The BNP now know the routine of the SWP and much of the rest of the left. They know which pubs people drink in. they know when and where there may be just one or two individuals on an early morning paper sale. They perhaps know details of individuals' private lives or their finances that could leave people open to blackmail or duress. They may know details about people under threat of deportation by the home office. At the very least the SWP needs to think through all these risks and vary its routine activity.

It also needs to challenge its attitude to other activists. In the Morning Star John Rees said: "that he regretted the incident, but pointed out that, ironically, the infiltrators did "more to help than stop us from fighting fascism." He added: "We got more work out of them than anything else." If you speak to activists in Manchester, not only the socialist left, but also the Manchester Social Forum activists it is clear that the least 12 months have seen a marked deterioration in relationships and trust between the SWP and the rest of the left. This is the political context in which two BNP moles did not strike anyone as out of place.

There are some other important security lessons to learn. I take with a pinch of salt some of the details appearing in the chat-rooms, but they certainly should be considered. According to the Urban75 chat-room, it was detected in May or June that fascist messages were being posted from the same computer (same IP address) used by "Eugin Levine", the pseudonym used by another SWP member on the same chemistry course as Joe Finnon. But once it was revealed that this was a university IP address no further action was taken. This was very complacent, as this pointed the finger at a fascist very close to "Eugin Levine" and Joe Finnon.
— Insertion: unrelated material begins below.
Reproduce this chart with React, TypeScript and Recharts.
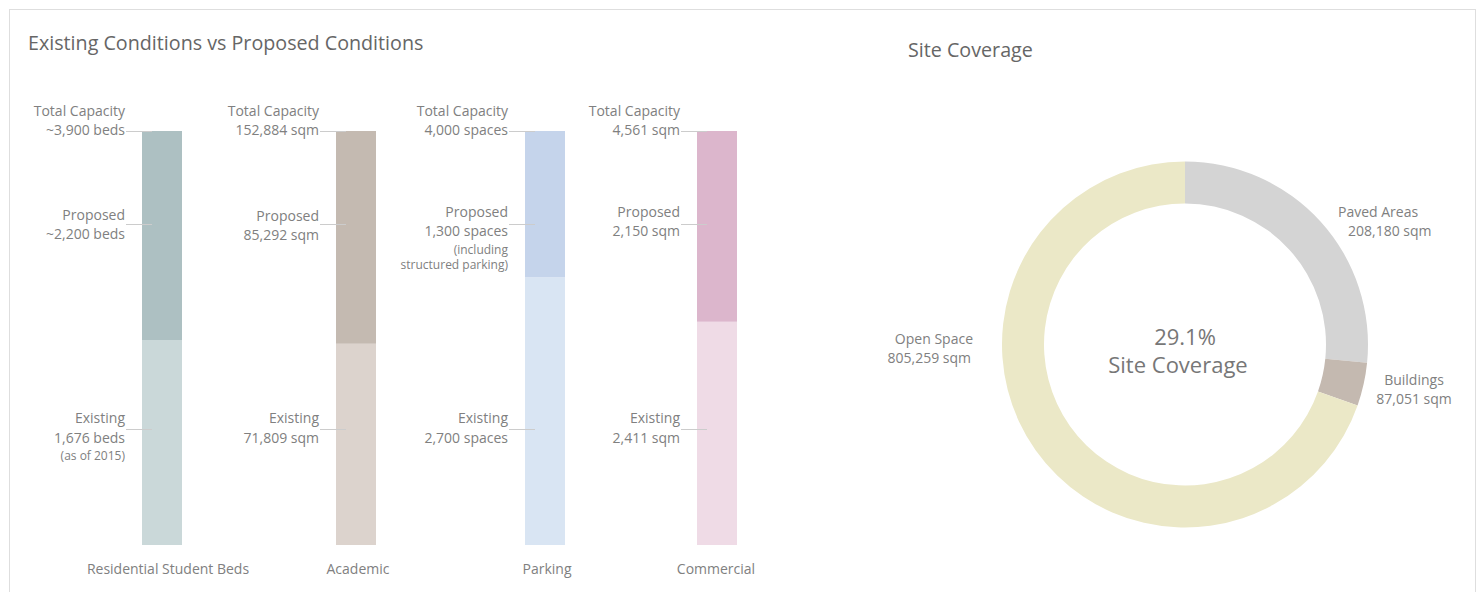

We also learn from Urban75 that Diane Stoker rang Workers Power comrades and told them that Tony Wentworth, BNP student organiser, was in a Mancs pub and would they get down there. When they arrived they ended up being questioned by waiting police. Allegedly they smelled a rat at the time but didn't put two and two together. The relationship between the two fascist moles and Workers Power is intriguing, because we know that at the June National Committee meeting of the SWP, Lindsay German accused Manchester SWP of having been infiltrated by WP. I wonder if there is a connection. It is necessary for Manchester SWP and Workers Power comrades to sit down together and exchange information in a spirit of genuine cooperation.

In conclusion.
This is a very sad affair for us all. It will also have given Nick Griffin a boost and will have put a spring in the step of BNP activists. There is a psychological aspect to this that will be understood by the fascists but not by most of the left.

In the world of football hooligans there is great deal of kudos in "taking liberties". That is, drinking and having a fight in a rival "firms" local pub, or in some other way crossing the line in an imagined turf war. As the BNP will see it the SWP have shown themselves to be a soft touch.

Some but not all of the blame lies with the SWP. Most of us on the left have been complacent, and we need to review our behaviour accordingly.